### SUPPLIED DATA

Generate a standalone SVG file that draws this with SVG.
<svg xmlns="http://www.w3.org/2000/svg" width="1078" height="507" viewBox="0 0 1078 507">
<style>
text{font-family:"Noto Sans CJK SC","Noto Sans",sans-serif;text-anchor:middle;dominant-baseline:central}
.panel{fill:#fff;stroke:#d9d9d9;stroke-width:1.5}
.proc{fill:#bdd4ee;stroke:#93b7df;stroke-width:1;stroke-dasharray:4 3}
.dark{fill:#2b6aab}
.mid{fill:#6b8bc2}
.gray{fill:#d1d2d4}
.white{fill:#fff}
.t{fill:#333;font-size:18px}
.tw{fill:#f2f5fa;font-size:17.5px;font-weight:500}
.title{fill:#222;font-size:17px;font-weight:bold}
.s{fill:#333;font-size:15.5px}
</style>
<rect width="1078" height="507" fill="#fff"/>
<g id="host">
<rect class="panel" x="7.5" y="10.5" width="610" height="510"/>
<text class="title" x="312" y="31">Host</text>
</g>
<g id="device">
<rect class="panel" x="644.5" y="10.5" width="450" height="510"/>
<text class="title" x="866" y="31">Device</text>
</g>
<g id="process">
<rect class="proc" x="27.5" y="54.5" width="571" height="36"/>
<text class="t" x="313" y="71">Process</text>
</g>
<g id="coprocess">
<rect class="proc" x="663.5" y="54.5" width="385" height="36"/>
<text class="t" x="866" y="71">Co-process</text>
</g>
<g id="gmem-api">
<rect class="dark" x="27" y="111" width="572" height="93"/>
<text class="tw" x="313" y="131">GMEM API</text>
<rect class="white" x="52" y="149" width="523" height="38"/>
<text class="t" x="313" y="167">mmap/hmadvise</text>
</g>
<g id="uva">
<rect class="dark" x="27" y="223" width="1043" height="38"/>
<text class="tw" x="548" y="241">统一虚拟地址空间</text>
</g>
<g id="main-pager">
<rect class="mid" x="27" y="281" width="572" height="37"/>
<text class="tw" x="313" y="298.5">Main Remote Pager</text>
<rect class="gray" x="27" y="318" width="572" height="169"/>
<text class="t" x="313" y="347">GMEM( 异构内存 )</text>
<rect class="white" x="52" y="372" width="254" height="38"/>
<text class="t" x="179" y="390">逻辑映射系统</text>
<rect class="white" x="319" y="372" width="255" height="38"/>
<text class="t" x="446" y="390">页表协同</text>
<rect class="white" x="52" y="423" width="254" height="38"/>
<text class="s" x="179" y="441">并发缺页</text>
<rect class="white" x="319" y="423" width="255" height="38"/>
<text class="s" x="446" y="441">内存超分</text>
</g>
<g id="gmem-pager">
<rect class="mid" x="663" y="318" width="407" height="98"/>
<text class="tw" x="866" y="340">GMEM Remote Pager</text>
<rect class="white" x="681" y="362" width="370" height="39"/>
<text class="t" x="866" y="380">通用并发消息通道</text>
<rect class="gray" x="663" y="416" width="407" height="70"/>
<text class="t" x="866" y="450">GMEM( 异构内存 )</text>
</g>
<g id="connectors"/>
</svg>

### TASK PROMPT
Extract the full listing above without altering anything.

### THE ANSWER
Generate a standalone SVG file that draws this with SVG.
<svg xmlns="http://www.w3.org/2000/svg" width="1078" height="507" viewBox="0 0 1078 507">
<style>
text{font-family:"Noto Sans CJK SC","Noto Sans",sans-serif;text-anchor:middle;dominant-baseline:central}
.panel{fill:#fff;stroke:#d9d9d9;stroke-width:1.5}
.proc{fill:#bdd4ee;stroke:#93b7df;stroke-width:1;stroke-dasharray:4 3}
.dark{fill:#2b6aab}
.mid{fill:#6b8bc2}
.gray{fill:#d1d2d4}
.white{fill:#fff}
.t{fill:#333;font-size:18px}
.tw{fill:#f2f5fa;font-size:17.5px;font-weight:500}
.title{fill:#222;font-size:17px;font-weight:bold}
.s{fill:#333;font-size:15.5px}
</style>
<rect width="1078" height="507" fill="#fff"/>
<g id="host">
<rect class="panel" x="7.5" y="10.5" width="610" height="510"/>
<text class="title" x="312" y="31">Host</text>
</g>
<g id="device">
<rect class="panel" x="644.5" y="10.5" width="450" height="510"/>
<text class="title" x="866" y="31">Device</text>
</g>
<g id="process">
<rect class="proc" x="27.5" y="54.5" width="571" height="36"/>
<text class="t" x="313" y="71">Process</text>
</g>
<g id="coprocess">
<rect class="proc" x="663.5" y="54.5" width="385" height="36"/>
<text class="t" x="866" y="71">Co-process</text>
</g>
<g id="gmem-api">
<rect class="dark" x="27" y="111" width="572" height="93"/>
<text class="tw" x="313" y="131">GMEM API</text>
<rect class="white" x="52" y="149" width="523" height="38"/>
<text class="t" x="313" y="167">mmap/hmadvise</text>
</g>
<g id="uva">
<rect class="dark" x="27" y="223" width="1043" height="38"/>
<text class="tw" x="548" y="241">统一虚拟地址空间</text>
</g>
<g id="main-pager">
<rect class="mid" x="27" y="281" width="572" height="37"/>
<text class="tw" x="313" y="298.5">Main Remote Pager</text>
<rect class="gray" x="27" y="318" width="572" height="169"/>
<text class="t" x="313" y="347">GMEM( 异构内存 )</text>
<rect class="white" x="52" y="372" width="254" height="38"/>
<text class="t" x="179" y="390">逻辑映射系统</text>
<rect class="white" x="319" y="372" width="255" height="38"/>
<text class="t" x="446" y="390">页表协同</text>
<rect class="white" x="52" y="423" width="254" height="38"/>
<text class="s" x="179" y="441">并发缺页</text>
<rect class="white" x="319" y="423" width="255" height="38"/>
<text class="s" x="446" y="441">内存超分</text>
</g>
<g id="gmem-pager">
<rect class="mid" x="663" y="318" width="407" height="98"/>
<text class="tw" x="866" y="340">GMEM Remote Pager</text>
<rect class="white" x="681" y="362" width="370" height="39"/>
<text class="t" x="866" y="380">通用并发消息通道</text>
<rect class="gray" x="663" y="416" width="407" height="70"/>
<text class="t" x="866" y="450">GMEM( 异构内存 )</text>
</g>
<g id="connectors"/>
</svg>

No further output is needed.